→ **Short problem**: Go through the material and write it all out exactly, minus the pictures.

☆ ☆ ☆ ☆ ☆ ☆ ☆

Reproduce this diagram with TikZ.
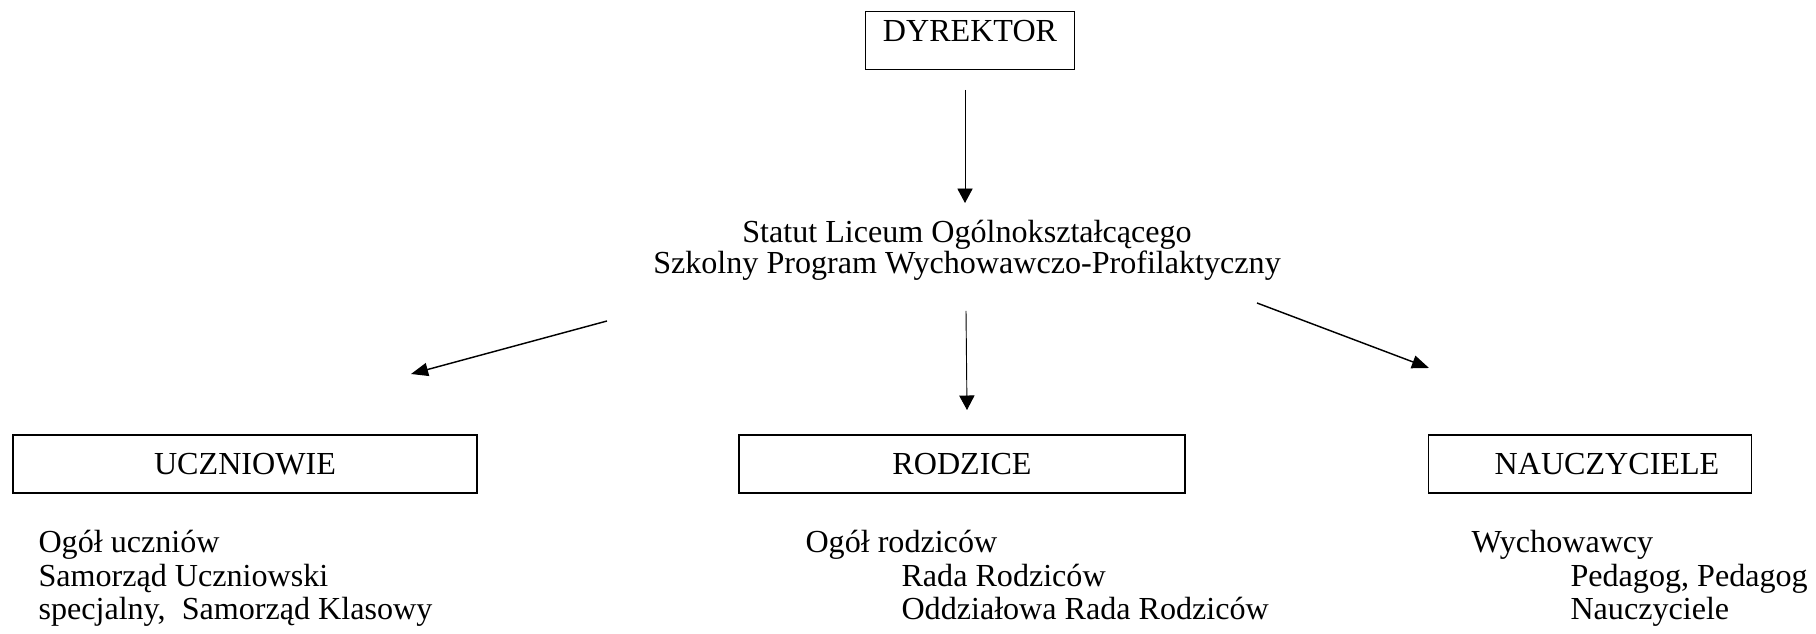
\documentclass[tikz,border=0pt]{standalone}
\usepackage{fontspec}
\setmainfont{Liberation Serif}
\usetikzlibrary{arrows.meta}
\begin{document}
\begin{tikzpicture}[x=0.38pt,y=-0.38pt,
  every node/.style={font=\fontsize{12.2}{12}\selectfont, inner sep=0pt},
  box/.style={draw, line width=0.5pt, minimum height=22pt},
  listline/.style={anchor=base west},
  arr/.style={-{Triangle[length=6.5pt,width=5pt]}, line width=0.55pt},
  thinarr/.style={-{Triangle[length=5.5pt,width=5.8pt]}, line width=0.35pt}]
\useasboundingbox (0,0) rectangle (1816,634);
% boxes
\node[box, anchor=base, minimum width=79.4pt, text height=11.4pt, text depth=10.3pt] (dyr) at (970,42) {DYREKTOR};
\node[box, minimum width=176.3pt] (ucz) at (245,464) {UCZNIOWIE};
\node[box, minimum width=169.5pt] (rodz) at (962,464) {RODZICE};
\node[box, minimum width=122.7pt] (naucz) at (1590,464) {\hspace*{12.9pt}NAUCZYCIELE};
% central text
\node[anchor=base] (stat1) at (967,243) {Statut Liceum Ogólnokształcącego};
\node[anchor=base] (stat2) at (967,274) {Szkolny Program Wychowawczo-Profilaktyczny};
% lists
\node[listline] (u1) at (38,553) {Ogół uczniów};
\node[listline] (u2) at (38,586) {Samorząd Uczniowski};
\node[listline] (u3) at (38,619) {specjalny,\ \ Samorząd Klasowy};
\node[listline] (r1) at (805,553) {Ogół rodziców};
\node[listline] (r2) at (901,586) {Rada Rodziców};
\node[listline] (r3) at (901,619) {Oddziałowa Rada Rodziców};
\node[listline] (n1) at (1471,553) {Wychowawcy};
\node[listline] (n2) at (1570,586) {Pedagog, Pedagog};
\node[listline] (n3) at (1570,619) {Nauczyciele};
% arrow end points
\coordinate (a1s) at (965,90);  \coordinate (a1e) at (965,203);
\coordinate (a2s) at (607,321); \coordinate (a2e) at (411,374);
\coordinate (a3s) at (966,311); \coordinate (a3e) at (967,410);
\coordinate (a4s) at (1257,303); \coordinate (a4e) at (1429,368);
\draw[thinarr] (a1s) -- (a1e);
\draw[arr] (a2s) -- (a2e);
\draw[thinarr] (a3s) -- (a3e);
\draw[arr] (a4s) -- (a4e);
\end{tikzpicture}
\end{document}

☆ ☆ ☆ ☆ ☆ ☆ ☆

→ **Result of the task**:
Reproduce this diagram with TikZ.
\documentclass[tikz,border=0pt]{standalone}
\usepackage{fontspec}
\setmainfont{Liberation Serif}
\usetikzlibrary{arrows.meta}
\begin{document}
\begin{tikzpicture}[x=0.38pt,y=-0.38pt,
  every node/.style={font=\fontsize{12.2}{12}\selectfont, inner sep=0pt},
  box/.style={draw, line width=0.5pt, minimum height=22pt},
  listline/.style={anchor=base west},
  arr/.style={-{Triangle[length=6.5pt,width=5pt]}, line width=0.55pt},
  thinarr/.style={-{Triangle[length=5.5pt,width=5.8pt]}, line width=0.35pt}]
\useasboundingbox (0,0) rectangle (1816,634);
% boxes
\node[box, anchor=base, minimum width=79.4pt, text height=11.4pt, text depth=10.3pt] (dyr) at (970,42) {DYREKTOR};
\node[box, minimum width=176.3pt] (ucz) at (245,464) {UCZNIOWIE};
\node[box, minimum width=169.5pt] (rodz) at (962,464) {RODZICE};
\node[box, minimum width=122.7pt] (naucz) at (1590,464) {\hspace*{12.9pt}NAUCZYCIELE};
% central text
\node[anchor=base] (stat1) at (967,243) {Statut Liceum Ogólnokształcącego};
\node[anchor=base] (stat2) at (967,274) {Szkolny Program Wychowawczo-Profilaktyczny};
% lists
\node[listline] (u1) at (38,553) {Ogół uczniów};
\node[listline] (u2) at (38,586) {Samorząd Uczniowski};
\node[listline] (u3) at (38,619) {specjalny,\ \ Samorząd Klasowy};
\node[listline] (r1) at (805,553) {Ogół rodziców};
\node[listline] (r2) at (901,586) {Rada Rodziców};
\node[listline] (r3) at (901,619) {Oddziałowa Rada Rodziców};
\node[listline] (n1) at (1471,553) {Wychowawcy};
\node[listline] (n2) at (1570,586) {Pedagog, Pedagog};
\node[listline] (n3) at (1570,619) {Nauczyciele};
% arrow end points
\coordinate (a1s) at (965,90);  \coordinate (a1e) at (965,203);
\coordinate (a2s) at (607,321); \coordinate (a2e) at (411,374);
\coordinate (a3s) at (966,311); \coordinate (a3e) at (967,410);
\coordinate (a4s) at (1257,303); \coordinate (a4e) at (1429,368);
\draw[thinarr] (a1s) -- (a1e);
\draw[arr] (a2s) -- (a2e);
\draw[thinarr] (a3s) -- (a3e);
\draw[arr] (a4s) -- (a4e);
\end{tikzpicture}
\end{document}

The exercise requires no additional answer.